Arte sotto attacco, ma l’obiettivo non è danneggiare l’arte

Atti eclatanti, di cui si sono occupati i telegiornali di tutto il mondo, che hanno tutti una cosa in comune: nessuna opera d’arte è stata rovinata. Tutti i quadri, ovviamente, sono coperti da lastre di vetro che li proteggono proprio da atti vandalici o incidenti. È però anche evidente come esistano molti altri quadri di grande valore nei nostri musei che sono meno protetti e che, se colpiti, potrebbero riportare danni permanenti.

Questo non succede perché l’obiettivo degli attivisti di tutto il mondo non è danneggiare l’arte e finire in carcere, ma gridare forte, più forte del brusio incessante della società turbocapitalista che va avanti con il paraocchi, che sta succedendo qualcosa di grave. E che, se non si interviene, quella che getta zuppe sui quadri potrebbe essere veramente l’ultima generazione di ragazzi cresciuta in un mondo ancora vivibile e accogliente.

foto kikapress

Gli effetti del cambiamento climatico sono sotto gli occhi di tutti, ma la chiave di lettura è quella che conta. Al telegiornale vediamo servizi bonari sulle persone in costume da bagno ad Halloween, nonostante sia un dato agghiacciante, ma sentiamo molta severità e paternalismo contro questi ragazzi che si gettano sotto le auto del Grande Raccordo Anulare di Roma o che si fanno trascinare via dalle guardie di sicurezza in un museo dove aver sporcato un vetro di purè. “Giusto il messaggio ma sbagliato il mezzo”, è l’opinione comune in merito. Ma in realtà è esattamente così, con la forza della disperazione, che si ottiene l’attenzione e si fa in modo che almeno di questo enorme problema si inizi a parlare ora, quando ancora possiamo fare qualcosa, piuttosto che dopo, quando non ci sarà più nulla da fare.

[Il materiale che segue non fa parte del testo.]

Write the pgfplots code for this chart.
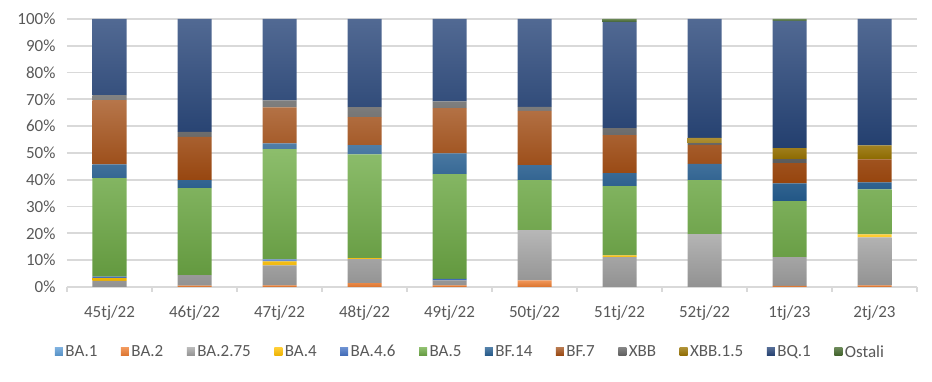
\documentclass[border=0pt]{standalone}
\usepackage{pgfplots}
\usepackage{pgfplotstable}
\pgfplotsset{compat=1.18}
\usepackage{fontspec}
\setmainfont{Carlito}
\definecolor{cBAa}{HTML}{5B9BD5}
\definecolor{cBAb}{HTML}{ED7D31}
\definecolor{cBAc}{HTML}{A5A5A5}
\definecolor{cBAd}{HTML}{FFC000}
\definecolor{cBAe}{HTML}{4472C4}
\definecolor{cBAf}{HTML}{70AD47}
\definecolor{cBFa}{HTML}{255E91}
\definecolor{cBFb}{HTML}{9E480E}
\definecolor{cXBB}{HTML}{636363}
\definecolor{cXBBb}{HTML}{997300}
\definecolor{cBQ}{HTML}{264478}
\definecolor{cOst}{HTML}{43682B}
\definecolor{txt}{HTML}{595959}
\definecolor{grd}{HTML}{D9D9D9}
\pgfplotstableread{
x  a    b    c     d    e    f     g    h     i    j    k     l
0  0    0    2.3   1.0  0.6  36.7  5.2  23.9  1.9  0    28.4  0
1  0    0.5  3.9   0    0    32.5  3.0  16.1  1.9  0    42.1  0
2  0    0.6  7.5   1.5  0.7  41.1  2.2  13.4  2.6  0    30.4  0
3  0    1.4  9.0   0.4  0    38.7  3.4  10.5  3.7  0    32.9  0
4  0    0.6  1.9   0    0.5  39.1  7.8  16.8  2.6  0    30.7  0
5  0    2.5  18.7  0    0    18.7  5.6  20.2  1.5  0    32.8  0
6  0    0    11.1  0.7  0    25.8  4.9  14.2  2.6  0    39.6  1.1
7  0    0    19.7  0    0    20.2  6.0  7.1   0.7  1.9  44.4  0
8  0    0.4  10.7  0    0    20.9  6.7  7.5   1.5  4.1  47.5  0.7
9  0    0.6  17.9  1.1  0    16.8  2.6  8.6   0    5.2  47.2  0
}\data
\newcommand{\lab}{\fontsize{17}{20}\selectfont}
\begin{document}
\begin{tikzpicture}
\useasboundingbox (0,0) rectangle (932pt,382pt);
\begin{axis}[
  at={(67pt,95pt)}, anchor=south west,
  width=850pt, height=268pt, scale only axis,
  ybar stacked, bar width=34pt,
  xmin=-0.5, xmax=9.5, ymin=0, ymax=100,
  xtick={0,...,9},
  xticklabels={45tj/22,46tj/22,47tj/22,48tj/22,49tj/22,50tj/22,51tj/22,52tj/22,1tj/23,2tj/23},
  ytick={0,10,...,100},
  yticklabel={\pgfmathprintnumber{\tick}\%},
  /pgf/number format/assume math mode=true,
  ticklabel style={font=\lab, text=txt},
  xticklabel style={yshift=-15pt},
  yticklabel style={xshift=-8pt},
  major tick length=0pt,
  extra x ticks={-0.5,0.5,...,9.5},
  extra x tick labels={},
  extra x tick style={major tick length=5pt, tick align=outside, tick style={grd, line width=1.5pt}},
  ymajorgrids, grid style={grd, line width=1.8pt},
  axis line style={draw=none},
  axis x line*=bottom, axis y line*=left,
  x axis line style={draw=grd, line width=1.8pt},
  legend columns=12,
  legend style={at={(0.475,-0.2425)}, anchor=center, draw=none, font=\lab, text=txt,
    nodes={inner xsep=2.5pt},
    /tikz/every even column/.append style={column sep=21pt},
    /tikz/every odd column/.append style={column sep=0pt}},
  legend cell align=left,
  legend image code/.code={\path[#1,draw=none] (0pt,-4pt) rectangle (8pt,4pt);},
  every axis plot/.append style={draw=none},
]
\addplot[top color=cBAa!80!white, bottom color=cBAa!92!black] table[x=x,y=a]{\data};
\addplot[top color=cBAb!80!white, bottom color=cBAb!92!black] table[x=x,y=b]{\data};
\addplot[top color=cBAc!80!white, bottom color=cBAc!88!black] table[x=x,y=c]{\data};
\addplot[top color=cBAd!80!white, bottom color=cBAd!92!black] table[x=x,y=d]{\data};
\addplot[top color=cBAe!80!white, bottom color=cBAe!92!black] table[x=x,y=e]{\data};
\addplot[top color=cBAf!80!white, bottom color=cBAf!88!black] table[x=x,y=f]{\data};
\addplot[top color=cBFa!80!white, bottom color=cBFa!92!black] table[x=x,y=g]{\data};
\addplot[top color=cBFb!75!white, bottom color=cBFb!95!black] table[x=x,y=h]{\data};
\addplot[top color=cXBB!80!white, bottom color=cXBB!92!black] table[x=x,y=i]{\data};
\addplot[top color=cXBBb!80!white, bottom color=cXBBb!92!black] table[x=x,y=j]{\data};
\addplot[top color=cBQ!80!white, bottom color=cBQ!92!black] table[x=x,y=k]{\data};
\addplot[top color=cOst!80!white, bottom color=cOst!92!black] table[x=x,y=l]{\data};
\legend{BA.1,BA.2,BA.2.75,BA.4,BA.4.6,BA.5,BF.14,BF.7,XBB,XBB.1.5,BQ.1,Ostali}
\end{axis}
\end{tikzpicture}
\end{document}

Come l’arte, il futuro è di tutti

Il problema è così tanto sottostimato che dovremmo banalmente ringraziare i ragazzi che oggi si espongono in prima linea con le loro facce, i loro corpi, il loro coraggio per un disperato tentativo di salvare il futuro. Perché in effetti proprio come l’arte, anche il futuro è di tutti.

E se ci sentiamo profondamente disturbati nel vedere un inestimabile patrimonio artistico a rischio, dovremmo esserlo altrettanto nel sapere che lo è la sopravvivenza stessa della nostra specie. Non stupisce che vengano osteggiati ed insultati, sorte già toccata anche a Greta Thumberg, ma la speranza che dovremmo avere tutti è che riescano a spostare l’opinione di chi fa davvero la differenza. Tutti noi, che andiamo nelle urne a votare, nei negozi a spendere e che ci facciamo convincere di cose ben più surreali.